Now, whenever we pull into a campsite, I actively inspect the area for Meinecke influence – a botanist in the 1920’s – who’s genius about human behavior still softens impact in protected park lands.
An Escape
American camping began as a way to escape the ugliness of our bare, grey, industrial-era cities which rose up so quickly that no one could stand the filth, noise and stink.
But another tipping point was the introduction of “others” – people who arrived from strange lands speaking different languages, building unusual structures, cooking different foods, observing diverse religions and some having a darker hue of skin. The flight impulse overtook some city-dwellers and inspired them to lose their fear of the wilderness.

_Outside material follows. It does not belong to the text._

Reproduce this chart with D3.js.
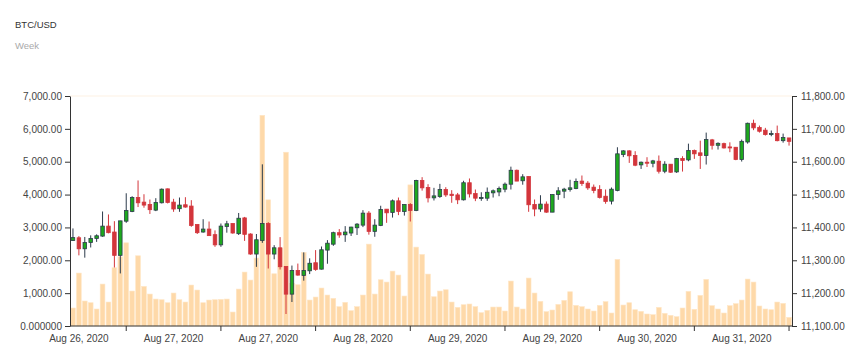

Camping offered families a sanctuary from otherness – and those with dispensible resources were the first to explore the possibilities. With a wagon, team and personal wilderness guide, The Rockies were the limit.
American ministers, philosophers and doctors prescribed heading out to become whole in a way that developing city life could not support. And, the wealthy documented their progress in books and news columns to the fascination of those at home.

The Vagabonds
Newspapers couldn’t write enough about The Vagabond’s – Henry Ford, Thomas Edison, John Burroughs, and Harvey Firestone‘s tours of the Everglades, Adirondacks, Catskills and Smoky Mountains. The celebrity press coverage even inspired Teddy Roosevelt to tag along.
The Vagabonds The Vagabonds camping
The Automobile
The introduction of the affordable family car made camping all the rage for the middle classes.
I was fascinated to learn that affordable automobiles had little to do with producing family income. Folks had other ways to get to the job.
The car was a luxury vehicle that made it possible to access the new developing network of highways and back roads for no reason other than pure joy.

Wally Byam and the Airstream
Heading Out also includes a comprehensive history of Wally Byam and the Airstream’s legacy of peacemaking and international diplomacy.
Young makes the case that camping for the sake of camping – is a distinctly American impulse. Whether for leisure travel, community work, or to regain ones health – our protected parks and wilderness facilitate wholeness, health and education.
But, today, camping is in a slight decline.
Surveys taken since the beginning of the National Park system reflect a downward trend.
Young suggests the improvement of cities is the primary factor in the decline. Beautification and clean air make staycations more appealing.
Another factor at work in the decline is a lack of public interest from people of color, which can be traced to forced segregation in the pre-civil rights era National Park system. But efforts abound to make the parks a safe and welcoming place for everyone and participation is improving.
Still, one-sixth of the American population heads out every year. Camping is still in the top ten percent of leisure activities, which include watching television.
There’s no down-side to cleaning up cities and protecting our parks and wilderness lands. There’s something for everyone. Treasuring the environment and preserving what little that remains of our wilderness is a legacy all of us can celebrate and take actions to protect for generations to come.
Americans have always celebrated our cities as a force for economic change and social progress while Christian songs of majestic, shining cities pivot on stories of wilderness wanderings.
We, Americans, are both things – courageous frontiersmen and builders of cities. Regardless of the urban vs. rural battles that would divide us – all of it is good for all of us.
Back and forth we go between the two, city to frontier and back again. Like pilgrims – blurring the lines, softening the edges between heaven and earth – keeping the path clear and the door open for all who hope for reunion and a taste of communion.